Luca e Cláudio tratavam agora do baile de carnaval do Teatro Municipal.   Enquanto falavam, eu pensava que só mesmo um capricho do ex-presidente Juscelino Kubitschek o levou a confessar com Adolfo Bloch a frustração de nunca ter comparecido a um carnaval no templo da música clássica do Rio de Janeiro. Capricho e sovinice, pois o dono da Manchete lhe arrumou convites para o camarote; por que o JK não colocou a mão no bolso?...   No Sabadoido, não se discutia a presença do JK, e sim do Luca, no baile do Teatro Municipal.  E, então, deu-se uma discussão que por pouco não sai do controle,
Eu ouvia, e coçava a cabeça, acabrunhado.
-Caramba, no Sabadoyle eram proibidos futebol, política e religião, porque suscitam paixões desenfreadas, assuntos que, no Sabadoido, tratamos sem destempero.
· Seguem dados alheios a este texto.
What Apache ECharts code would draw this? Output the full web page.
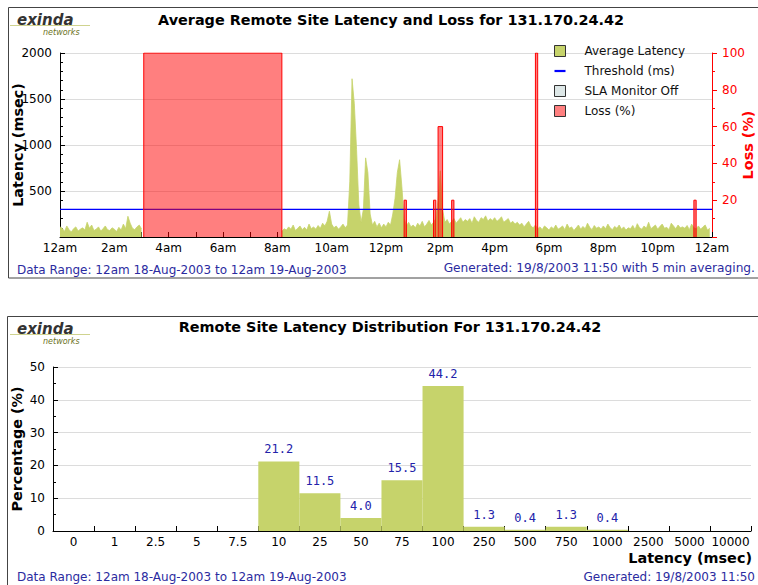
<!DOCTYPE html>
<html><head><meta charset="utf-8">
<script src="https://cdn.jsdelivr.net/npm/echarts@6/dist/echarts.min.js"></script>
<style>html,body{margin:0;padding:0;background:#fff;}#c{width:758px;height:585px;}</style>
</head><body><div id="c"></div>
<script>
// ---------- DATA ----------
const hourLabels = ['12am','2am','4am','6am','8am','10am','12pm','2pm','4pm','6pm','8pm','10pm','12am'];
// Average latency (ms), one value per 5-minute bin, 12 per hour; null = SLA monitor off
const latency = [
 /*00*/ 110,95,60,120,80,55,90,110,65,85,100,75,
 /*01*/ 160,95,130,70,85,110,65,90,120,80,70,100,
 /*02*/ 85,60,105,75,140,90,225,150,95,80,110,130,
 /*03*/ 90,null,null,null,null,null,null,null,null,null,null,null,
 /*04*/ null,null,null,null,null,null,null,null,null,null,null,null,
 /*05*/ null,null,null,null,null,null,null,null,null,null,null,null,
 /*06*/ null,null,null,null,null,null,null,null,null,null,null,null,
 /*07*/ null,null,null,null,null,null,null,null,null,null,null,null,
 /*08*/ null,null,60,90,75,110,85,130,70,95,120,80,
 /*09*/ 105,75,140,90,110,85,125,95,150,120,170,280,
 /*10*/ 140,100,120,85,110,140,100,130,600,1720,1450,950,
 /*11*/ 350,160,300,860,700,250,130,170,110,150,100,140,
 /*12*/ 110,160,130,250,420,700,840,550,200,120,160,110,
 /*13*/ 130,100,150,120,170,110,140,180,130,160,200,400,
 /*14*/ 720,300,160,190,140,170,200,150,180,210,160,190,
 /*15*/ 170,200,150,220,180,160,210,190,230,170,200,180,
 /*16*/ 210,170,190,220,160,180,200,150,170,140,160,130,
 /*17*/ 150,110,140,170,120,100,130,90,110,80,120,100,
 /*18*/ 75,110,90,130,85,100,120,80,140,95,110,70,
 /*19*/ 100,130,85,115,90,150,105,80,125,95,110,85,
 /*20*/ 120,90,140,100,80,115,95,130,85,110,75,100,
 /*21*/ 90,125,80,145,100,85,120,95,160,90,110,130,
 /*22*/ 85,115,140,95,105,80,150,120,90,130,100,110,
 /*23*/ 95,125,80,140,100,90,120,85,110,130,75,95
];
const thresholdMs = 300;
// Loss events: [start, end, loss %]
const lossEvents = [
 ['03:05','08:10',100],
 ['12:40','12:45',20],
 ['13:45','13:50',20],
 ['13:55','14:05',60],
 ['14:25','14:30',20],
 ['17:30','17:35',100],
 ['23:20','23:25',20]
];
// Distribution chart
const latencyBins = ['0','1','2.5','5','7.5','10','25','50','75','100','250','500','750','1000','2500','5000','10000'];
const latencyPct = [0,0,0,0,0,21.2,11.5,4.0,15.5,44.2,1.3,0.4,1.3,0.4,0,0,0];

// ---------- BUILD ----------
const toH = s => { const p = s.split(':'); return (+p[0]) + (+p[1]) / 60; };
const latencyData = latency.map((v, i) => [i / 12, v]);
const lossData = [];
lossEvents.forEach(e => {
  const s = toH(e[0]), t = toH(e[1]);
  lossData.push([s, 0], [s, e[2]], [t, e[2]], [t, 0], [t, null]);
});

const F = 'DejaVu Sans';
const GREEN = '#c6d36b';
const NAVY = '#2b2ba0';
const BOLD = 'bold 14.4px "DejaVu Sans"';

const chart = echarts.init(document.getElementById('c'), null, {renderer: 'svg'});

function logo(y) {
  return [
    {type:'text', left:17, top:y, style:{text:'exinda', font:'italic bold 15px "DejaVu Sans"', fill:'#333'}},
    {type:'line', shape:{x1:10, y1:y+13.5, x2:90, y2:y+13.5}, style:{stroke:'#cfd38f', lineWidth:1}},
    {type:'text', left:43, top:y+16, style:{text:'networks', font:'italic 8px "DejaVu Sans"', fill:'#6d7425'}}
  ];
}

chart.setOption({
  animation: false,
  textStyle: {fontFamily: F},
  grid: [
    {left: 60, right: 46, top: 53, height: 184, outerBoundsMode: 'none', containLabel: false},
    {left: 53, right: 7, top: 367, height: 164, outerBoundsMode: 'none', containLabel: false}
  ],
  legend: {
    orient: 'vertical', left: 549, top: 40, itemWidth: 11, itemHeight: 11, itemGap: 8,
    selectedMode: false, symbolKeepAspect: true,
    textStyle: {fontFamily: F, fontSize: 12, color: '#111', padding: [0, 0, 0, 14]},
    data: [
      {name: 'Average Latency', icon: 'rect', itemStyle: {color: GREEN, borderColor: '#333', borderWidth: 1}},
      {name: 'Threshold (ms)', icon: 'path://M0,0h10v2h-10z', itemStyle: {color: '#0000ff', borderWidth: 0}},
      {name: 'SLA Monitor Off', icon: 'rect', itemStyle: {color: '#dde7e7', borderColor: '#333', borderWidth: 1}},
      {name: 'Loss (%)', icon: 'rect', itemStyle: {color: '#ff8080', borderColor: '#333', borderWidth: 1}}
    ]
  },
  xAxis: [
    {
      type: 'value', gridIndex: 0, min: 0, max: 24, interval: 1,
      axisLine: {show: true, lineStyle: {color: '#000'}},
      axisTick: {show: true, inside: true, length: 5, lineStyle: {color: '#000'}},
      axisLabel: {show: true, margin: 5, fontSize: 12, color: '#000', fontFamily: F,
        formatter: v => (v % 2 === 0 ? hourLabels[v / 2] : '')},
      splitLine: {show: false}
    },
    {
      type: 'category', gridIndex: 1, data: latencyBins,
      axisLine: {show: true, lineStyle: {color: '#000'}},
      axisTick: {show: true, inside: true, length: 5, lineStyle: {color: '#000'}},
      axisLabel: {show: true, margin: 5, fontSize: 12, color: '#000', fontFamily: F, interval: 0},
      splitLine: {show: false}
    }
  ],
  yAxis: [
    {
      type: 'value', gridIndex: 0, min: 0, max: 2000, interval: 500,
      name: 'Latency (msec)', nameLocation: 'middle', nameGap: 35, nameMoveOverlap: false,
      nameTextStyle: {fontFamily: F, fontWeight: 'bold', fontSize: 14.4, color: '#000'},
      axisLine: {show: true, lineStyle: {color: '#000'}},
      axisTick: {show: true, inside: true, length: 5, lineStyle: {color: '#000'}},
      minorTick: {show: true, splitNumber: 5, length: 3, lineStyle: {color: '#000'}},
      axisLabel: {show: true, margin: 8, fontSize: 12, color: '#000', fontFamily: F,
        formatter: v => (v === 0 ? '' : String(v))},
      splitLine: {show: true, lineStyle: {color: '#dcdcdc'}}
    },
    {
      type: 'value', gridIndex: 0, position: 'right', min: 0, max: 100, interval: 20,
      name: 'Loss (%)', nameLocation: 'middle', nameGap: 29, nameRotate: 90, nameMoveOverlap: false,
      nameTextStyle: {fontFamily: F, fontWeight: 'bold', fontSize: 14.4, color: '#ff0000'},
      axisLine: {show: true, lineStyle: {color: '#ff0000'}},
      axisTick: {show: true, inside: false, length: 5, lineStyle: {color: '#ff0000'}},
      minorTick: {show: true, splitNumber: 2, length: 3, lineStyle: {color: '#ff0000'}},
      axisLabel: {show: true, margin: 10, fontSize: 12, color: '#ff0000', fontFamily: F,
        formatter: v => (v === 0 ? '' : String(v))},
      splitLine: {show: false}
    },
    {
      type: 'value', gridIndex: 1, min: 0, max: 50, interval: 10,
      name: 'Percentage (%)', nameLocation: 'middle', nameGap: 29, nameMoveOverlap: false,
      nameTextStyle: {fontFamily: F, fontWeight: 'bold', fontSize: 14.4, color: '#000'},
      axisLine: {show: true, lineStyle: {color: '#000'}},
      axisTick: {show: true, inside: true, length: 5, lineStyle: {color: '#000'}},
      minorTick: {show: true, splitNumber: 2, length: 3, lineStyle: {color: '#000'}},
      axisLabel: {show: true, margin: 8, fontSize: 12, color: '#000', fontFamily: F},
      splitLine: {show: true, lineStyle: {color: '#dcdcdc'}}
    }
  ],
  series: [
    {
      name: 'Average Latency', type: 'line', xAxisIndex: 0, yAxisIndex: 0, data: latencyData,
      symbol: 'none', connectNulls: false, z: 2,
      itemStyle: {color: GREEN},
      lineStyle: {color: GREEN, width: 0.8},
      areaStyle: {color: GREEN, opacity: 1}
    },
    {
      name: 'Threshold (ms)', type: 'line', xAxisIndex: 0, yAxisIndex: 0,
      data: [[0, thresholdMs], [24, thresholdMs]], symbol: 'none', z: 3,
      itemStyle: {color: '#0000ff'}, lineStyle: {color: '#0000ff', width: 1.3}
    },
    {
      name: 'SLA Monitor Off', type: 'line', xAxisIndex: 0, yAxisIndex: 0, data: [],
      itemStyle: {color: '#dde7e7'}
    },
    {
      name: 'Loss (%)', type: 'line', xAxisIndex: 0, yAxisIndex: 1, data: lossData,
      symbol: 'none', connectNulls: false, z: 4,
      itemStyle: {color: '#ff0000'},
      lineStyle: {color: '#ff0000', width: 1},
      areaStyle: {color: 'rgba(255,0,0,0.5)', opacity: 1}
    },
    {
      name: 'Distribution', type: 'bar', xAxisIndex: 1, yAxisIndex: 2, data: latencyPct,
      barCategoryGap: '0%', barGap: '0%',
      itemStyle: {color: GREEN},
      label: {show: true, position: 'top', distance: 6, fontFamily: 'DejaVu Sans Mono', fontSize: 12,
        color: '#2222aa', formatter: p => (p.value > 0 ? p.value.toFixed(1) : '')}
    }
  ],
  graphic: [
    {type:'rect', shape:{x:8.5, y:7.5, width:760, height:270.5}, style:{fill:'none', stroke:'#444', lineWidth:1}, z:-1},
    {type:'rect', shape:{x:7.5, y:316.5, width:760, height:290}, style:{fill:'none', stroke:'#444', lineWidth:1}, z:-1},
    ...logo(12),
    ...logo(321),
    {type:'text', x:391, y:20, style:{text:'Average Remote Site Latency and Loss for 131.170.24.42', font:BOLD, fill:'#000', textAlign:'center', textVerticalAlign:'middle'}},
    {type:'text', x:390, y:327, style:{text:'Remote Site Latency Distribution For 131.170.24.42', font:BOLD, fill:'#000', textAlign:'center', textVerticalAlign:'middle'}},
    {type:'text', x:17, y:270, style:{text:'Data Range: 12am 18-Aug-2003 to 12am 19-Aug-2003', font:'12px "DejaVu Sans"', fill:NAVY, textAlign:'left', textVerticalAlign:'middle'}},
    {type:'text', x:755, y:268, style:{text:'Generated: 19/8/2003 11:50 with 5 min averaging.', font:'12.2px "DejaVu Sans"', fill:NAVY, textAlign:'right', textVerticalAlign:'middle'}},
    {type:'text', x:17, y:577, style:{text:'Data Range: 12am 18-Aug-2003 to 12am 19-Aug-2003', font:'12px "DejaVu Sans"', fill:NAVY, textAlign:'left', textVerticalAlign:'middle'}},
    {type:'text', x:755, y:577, style:{text:'Generated: 19/8/2003 11:50', font:'12px "DejaVu Sans"', fill:NAVY, textAlign:'right', textVerticalAlign:'middle'}},
    {type:'text', x:752, y:558, style:{text:'Latency (msec)', font:BOLD, fill:'#000', textAlign:'right', textVerticalAlign:'middle'}}
  ]
});
</script></body></html>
E brigamos por causa de carnaval?
-Mas tudo acabou bem, com a lembrança da atuação do extraordinário lateral direito Djalma Santos, que entrou na partida final contra a Suécia, na Copa de 58 e parou o melhor jogador adversário, o capitão Skoglund. E Oduvaldo Cozzi cunhou a bela frase, na sua narração: “Procuro Skoglund, o deus louro dos estádios escandinavos e encontro o negro Djalma Santos, velho lobo de outras batalhas.”